Gift registries printed on the invitations along with cash requests. Not to mention the atrocious daily Facebook posts and private messages reminding guests / friends to purchase items ONLY from their registry as they "already know what they want."
In addition, B&G are expecting this April. Good for them. But is it really necessary to include an insert in the wedding invite with your baby registries? Or even more irritating to send mass PMs bitching that people are stupid and rude because only two items from the baby registry have been purchased as of yet and clearly your guests should be buying you wedding gifts as well as baby gifts ONLY off of the registry. Gah!
If the wedding is in two weeks, is it too late for us to avoid that mess after FI had already said we would come?
Re: Is It Too Late to Back Out?
What do you mean by too late? No one if forcing you to go to the wedding. If you really don't want to go then call up the couple and say "I'm sorry but something has come up and we can no longer make it." IMO - that is much better than just being a no show and she may be able to save $$ on your meals.
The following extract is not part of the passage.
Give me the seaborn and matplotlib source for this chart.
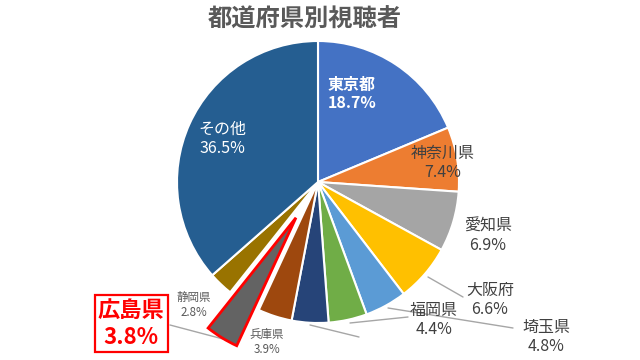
import matplotlib
matplotlib.use("Agg")
import matplotlib.pyplot as plt
import seaborn as sns
from matplotlib.patches import Rectangle

sns.set_theme(style="white")
plt.rcParams['font.family'] = ['Noto Sans CJK JP', 'DejaVu Sans']

# ---- data ----
prefectures = ["東京都", "神奈川県", "愛知県", "大阪府", "埼玉県", "福岡県", "", "兵庫県", "広島県", "静岡県", "その他"]
shares = [18.7, 7.4, 6.9, 6.6, 4.8, 4.4, 4.2, 3.9, 3.8, 2.8, 36.5]
colors = ["#4472C4", "#ED7D31", "#A5A5A5", "#FFC000", "#5B9BD5", "#70AD47",
          "#264478", "#9E480E", "#636363", "#997300", "#255E91"]
title = "都道府県別視聴者"

# ---- figure ----
W, H = 640, 360
fig = plt.figure(figsize=(6.4, 3.6), dpi=100)
ax = fig.add_axes([0, 0, 1, 1])


def P(px, py):
    return px / 100.0, (H - py) / 100.0


cx, cy = P(318, 182)
explode = [0.42 if p == "広島県" else 0 for p in prefectures]
wedges, _ = ax.pie(shares, colors=colors, startangle=90, counterclock=False,
                   center=(cx, cy), radius=1.41, explode=explode,
                   wedgeprops=dict(edgecolor="white", linewidth=1.5))
ax.set_xlim(0, 6.4)
ax.set_ylim(0, 3.6)
ax.set_aspect("equal")
ax.axis("off")

hi = prefectures.index("広島県")
wedges[hi].set_edgecolor("#FF0000")
wedges[hi].set_linewidth(2.0)
wedges[hi].set_zorder(5)

# ---- labels ----
label_style = {
    "東京都": dict(pos=(352, 94), color="white", size=11.5, weight="bold"),
    "その他": dict(pos=(222, 139), color="white", size=11.5, weight="normal"),
    "神奈川県": dict(pos=(443, 163), color="#404040", size=11.5, weight="normal"),
    "愛知県": dict(pos=(488, 236), color="#404040", size=11.5, weight="normal"),
    "大阪府": dict(pos=(490, 300), color="#404040", size=11.5, weight="normal"),
    "埼玉県": dict(pos=(546, 337), color="#404040", size=11.5, weight="normal"),
    "福岡県": dict(pos=(434, 320), color="#404040", size=11.5, weight="normal"),
    "兵庫県": dict(pos=(267, 342), color="#595959", size=8.3, weight="normal"),
    "静岡県": dict(pos=(194, 305), color="#595959", size=8.3, weight="normal"),
    "広島県": dict(pos=(131, 324), color="#FF0000", size=16, weight="bold"),
}
for name, val in zip(prefectures, shares):
    if name not in label_style:
        continue
    s = label_style[name]
    x, y = P(*s["pos"])
    ax.text(x, y, f"{name}\n{val:.1f}%", ha="center", va="center",
            color=s["color"], fontsize=s["size"], fontweight=s["weight"],
            linespacing=1.2, zorder=10)

# red box around 広島県 label
bx0, by0 = P(95, 352)
ax.add_patch(Rectangle((bx0, by0), 0.73, 0.57, fill=True, facecolor="white",
                       edgecolor="#FF0000", linewidth=1.6, zorder=9))

# leader lines
leaders = [
    [(428, 277), (463, 297)],
    [(388, 308), (513, 328)],
    [(350, 323), (408, 317)],
    [(310, 325), (359, 337)],
    [(170, 325), (223, 339)],
]
for seg in leaders:
    (x1, y1), (x2, y2) = P(*seg[0]), P(*seg[1])
    ax.plot([x1, x2], [y1, y2], color="#A6A6A6", linewidth=1.0, zorder=3)

tx, ty = P(305, 20)
ax.text(tx, ty, title, ha="center", va="center", fontsize=17.5,
        fontweight="bold", color="#595959")

fig.savefig("out.png", dpi=100)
If by too late you mean too late to cancel your RSVP so that the couple doesn't have to pay for you then yes it most likely is too late. My head count had to be in two weeks in advance and we made out final payment a week before.
Change your RSVP, but be prepared for the fall out. Frankly, if she's being this gift-grabby and AWish, I really don't think she's a friend to begin with, so you're probably not losing much if the "friendship" goes south, but she may well badmouth you to all and sundry...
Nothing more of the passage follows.